**Given problem**: Copy exactly the lines that run from the top of the listing to the line containing "const yMajorStep = 0.1;", both ends included, and omit the pictures.

========

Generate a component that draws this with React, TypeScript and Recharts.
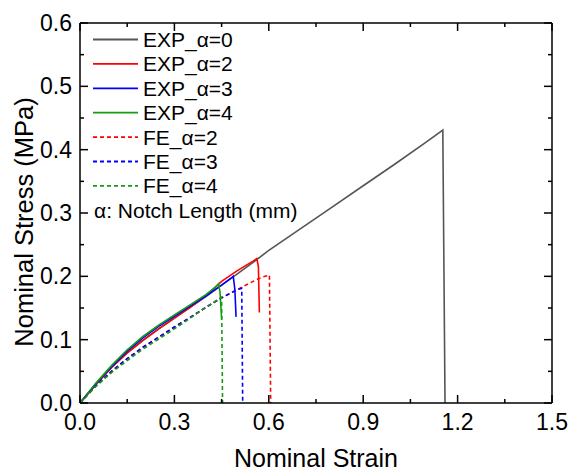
import { LineChart, Line, XAxis, YAxis, Legend } from 'recharts';

const FONT = '"Liberation Sans", Arial, sans-serif';

// x axis: Nominal Strain, y axis: Nominal Stress (MPa)
const xTicks = [0, 0.15, 0.3, 0.45, 0.6, 0.75, 0.9, 1.05, 1.2, 1.35, 1.5];
const yTicks = [0, 0.05, 0.1, 0.15, 0.2, 0.25, 0.3, 0.35, 0.4, 0.45, 0.5, 0.55, 0.6];
const xMajorStep = 0.3;
const yMajorStep = 0.1;

// EXP_α=0
const exp0X = [0, 0.05, 0.1, 0.15, 0.2, 0.25, 0.3, 0.35, 0.4, 0.45, 0.5, 0.55, 0.6, 0.7, 0.8, 0.9, 1.0, 1.1, 1.153, 1.16];
const exp0Y = [0, 0.029, 0.056, 0.079, 0.099, 0.117, 0.134, 0.151, 0.168, 0.186, 0.204, 0.222, 0.241, 0.275, 0.309, 0.343, 0.377, 0.412, 0.431, 0];
// EXP_α=2
const exp2X = [0, 0.05, 0.1, 0.15, 0.2, 0.25, 0.3, 0.35, 0.4, 0.45, 0.5, 0.55, 0.562, 0.567, 0.57];
const exp2Y = [0, 0.029, 0.056, 0.079, 0.099, 0.117, 0.134, 0.151, 0.169, 0.192, 0.209, 0.224, 0.228, 0.215, 0.143];
// EXP_α=3
const exp3X = [0, 0.05, 0.1, 0.15, 0.2, 0.25, 0.3, 0.35, 0.4, 0.45, 0.48, 0.487, 0.492, 0.496];
const exp3Y = [0, 0.03, 0.057, 0.082, 0.103, 0.121, 0.137, 0.153, 0.169, 0.186, 0.197, 0.2, 0.18, 0.136];
// EXP_α=4
const exp4X = [0, 0.05, 0.1, 0.15, 0.2, 0.25, 0.3, 0.35, 0.4, 0.43, 0.44, 0.445, 0.448, 0.45];
const exp4Y = [0, 0.031, 0.059, 0.084, 0.105, 0.123, 0.139, 0.155, 0.171, 0.183, 0.188, 0.175, 0.15, 0.132];
// FE_α=2
const fe2X = [0, 0.05, 0.1, 0.15, 0.2, 0.25, 0.3, 0.35, 0.4, 0.45, 0.5, 0.55, 0.58, 0.602, 0.606];
const fe2Y = [0, 0.027, 0.05, 0.07, 0.088, 0.104, 0.12, 0.135, 0.151, 0.166, 0.179, 0.192, 0.199, 0.202, 0];
// FE_α=3
const fe3X = [0, 0.05, 0.1, 0.15, 0.2, 0.25, 0.3, 0.35, 0.4, 0.45, 0.5, 0.514, 0.517];
const fe3Y = [0, 0.027, 0.05, 0.07, 0.088, 0.104, 0.12, 0.135, 0.151, 0.166, 0.179, 0.181, 0];
// FE_α=4
const fe4X = [0, 0.05, 0.1, 0.15, 0.2, 0.25, 0.3, 0.35, 0.4, 0.45, 0.453];
const fe4Y = [0, 0.026, 0.048, 0.067, 0.085, 0.101, 0.117, 0.134, 0.151, 0.167, 0];

const GRAY = '#555555';
const RED = '#ff0000';
const BLUE = '#0000ff';
const GREEN = '#139c13';

const series = [
  { name: 'EXP_α=0', xs: exp0X, ys: exp0Y, color: GRAY, dashed: false },
  { name: 'EXP_α=2', xs: exp2X, ys: exp2Y, color: RED, dashed: false },
  { name: 'EXP_α=3', xs: exp3X, ys: exp3Y, color: BLUE, dashed: false },
  { name: 'EXP_α=4', xs: exp4X, ys: exp4Y, color: GREEN, dashed: false },
  { name: 'FE_α=2', xs: fe2X, ys: fe2Y, color: RED, dashed: true },
  { name: 'FE_α=3', xs: fe3X, ys: fe3Y, color: BLUE, dashed: true },
  { name: 'FE_α=4', xs: fe4X, ys: fe4Y, color: GREEN, dashed: true },
];
const legendNote = 'α: Notch Length (mm)';

const toPoints = (xs: number[], ys: number[]) => xs.map((x, i) => ({ x, y: ys[i] }));
const isMajor = (v: number, step: number) => Math.abs(v / step - Math.round(v / step)) < 1e-6;

const MAJOR = 8;
const MINOR = 4;

const BottomTick = ({ x, y, payload }: any) => {
  const major = isMajor(payload.value, xMajorStep);
  return (
    <g>
      <line x1={x} x2={x} y1={y} y2={y - (major ? MAJOR : MINOR)} stroke="#000" strokeWidth={1.5} />
      {major && (
        <text x={x} y={y + 27} textAnchor="middle" fontSize={23} fontFamily={FONT} fill="#000">
          {payload.value.toFixed(1)}
        </text>
      )}
    </g>
  );
};

const TopTick = ({ x, y, payload }: any) => {
  const major = isMajor(payload.value, xMajorStep);
  return <line x1={x} x2={x} y1={y} y2={y + (major ? MAJOR : MINOR)} stroke="#000" strokeWidth={1.5} />;
};

const LeftTick = ({ x, y, payload }: any) => {
  const major = isMajor(payload.value, yMajorStep);
  return (
    <g>
      <line x1={x} x2={x + (major ? MAJOR : MINOR)} y1={y} y2={y} stroke="#000" strokeWidth={1.5} />
      {major && (
        <text x={x - 8} y={y + 8} textAnchor="end" fontSize={23} fontFamily={FONT} fill="#000">
          {payload.value.toFixed(1)}
        </text>
      )}
    </g>
  );
};

const RightTick = ({ x, y, payload }: any) => {
  const major = isMajor(payload.value, yMajorStep);
  return <line x1={x} x2={x - (major ? MAJOR : MINOR)} y1={y} y2={y} stroke="#000" strokeWidth={1.5} />;
};

const LegendBox = () => (
  <svg width={300} height={230} style={{ display: 'block' }}>
    {series.map((s, i) => {
      const y = 39.5 + i * 24.4;
      return (
        <g key={s.name}>
          <line x1={93} x2={138} y1={y} y2={y} stroke={s.color} strokeWidth={1.8} strokeDasharray={s.dashed ? '4 3' : undefined} />
          <text x={143} y={y + 7.5} fontSize={21} fontFamily={FONT} fill="#000">{s.name}</text>
        </g>
      );
    })}
    <text x={94} y={39.5 + 7 * 24.4 + 7.5} fontSize={21} fontFamily={FONT} fill="#000">{legendNote}</text>
  </svg>
);

export default function App() {
  return (
    <div style={{ position: 'absolute', left: 0, top: 0, background: '#fff' }}>
      <LineChart width={569} height={471} margin={{ top: 22, right: 16, bottom: 67, left: 79 }}>
        <XAxis
          xAxisId="bottom" dataKey="x" type="number" domain={[0, 1.5]} ticks={xTicks} allowDataOverflow
          height={1} tickSize={0} tickMargin={0} tickLine={false} tick={<BottomTick />} interval={0}
          axisLine={{ stroke: '#000', strokeWidth: 1.5 }}
        />
        <XAxis
          xAxisId="top" orientation="top" dataKey="x" type="number" domain={[0, 1.5]} ticks={xTicks} allowDataOverflow
          height={1} tickSize={0} tickMargin={0} tickLine={false} tick={<TopTick />} interval={0}
          axisLine={{ stroke: '#000', strokeWidth: 1.5 }}
        />
        <YAxis
          yAxisId="left" type="number" domain={[0, 0.6]} ticks={yTicks} allowDataOverflow
          width={1} tickSize={0} tickMargin={0} tickLine={false} tick={<LeftTick />} interval={0}
          axisLine={{ stroke: '#000', strokeWidth: 1.5 }}
        />
        <YAxis
          yAxisId="right" orientation="right" type="number" domain={[0, 0.6]} ticks={yTicks} allowDataOverflow
          width={1} tickSize={0} tickMargin={0} tickLine={false} tick={<RightTick />} interval={0}
          axisLine={{ stroke: '#000', strokeWidth: 1.5 }}
        />
        {series.map((s) => (
          <Line
            key={s.name}
            xAxisId="bottom"
            yAxisId="left"
            data={toPoints(s.xs, s.ys)}
            dataKey="y"
            name={s.name}
            type="linear"
            stroke={s.color}
            strokeWidth={1.6}
            strokeDasharray={s.dashed ? '4 3' : undefined}
            dot={false}
            activeDot={false}
            isAnimationActive={false}
          />
        ))}
        <Legend
          layout="vertical" align="center" verticalAlign="middle"
          wrapperStyle={{ left: 0, top: 0, width: 300, height: 230 }}
          content={() => <LegendBox />}
        />
        <text x={316} y={467} textAnchor="middle" fontSize={25} fontFamily={FONT} fill="#000">Nominal Strain</text>
        <text x={33} y={222} transform="rotate(-90 33 222)" textAnchor="middle" fontSize={25.5} fontFamily={FONT} fill="#000">
          Nominal Stress (MPa)
        </text>
      </LineChart>
    </div>
  );
}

========

**Written answer**:
Generate a component that draws this with React, TypeScript and Recharts.
import { LineChart, Line, XAxis, YAxis, Legend } from 'recharts';

const FONT = '"Liberation Sans", Arial, sans-serif';

// x axis: Nominal Strain, y axis: Nominal Stress (MPa)
const xTicks = [0, 0.15, 0.3, 0.45, 0.6, 0.75, 0.9, 1.05, 1.2, 1.35, 1.5];
const yTicks = [0, 0.05, 0.1, 0.15, 0.2, 0.25, 0.3, 0.35, 0.4, 0.45, 0.5, 0.55, 0.6];
const xMajorStep = 0.3;
const yMajorStep = 0.1;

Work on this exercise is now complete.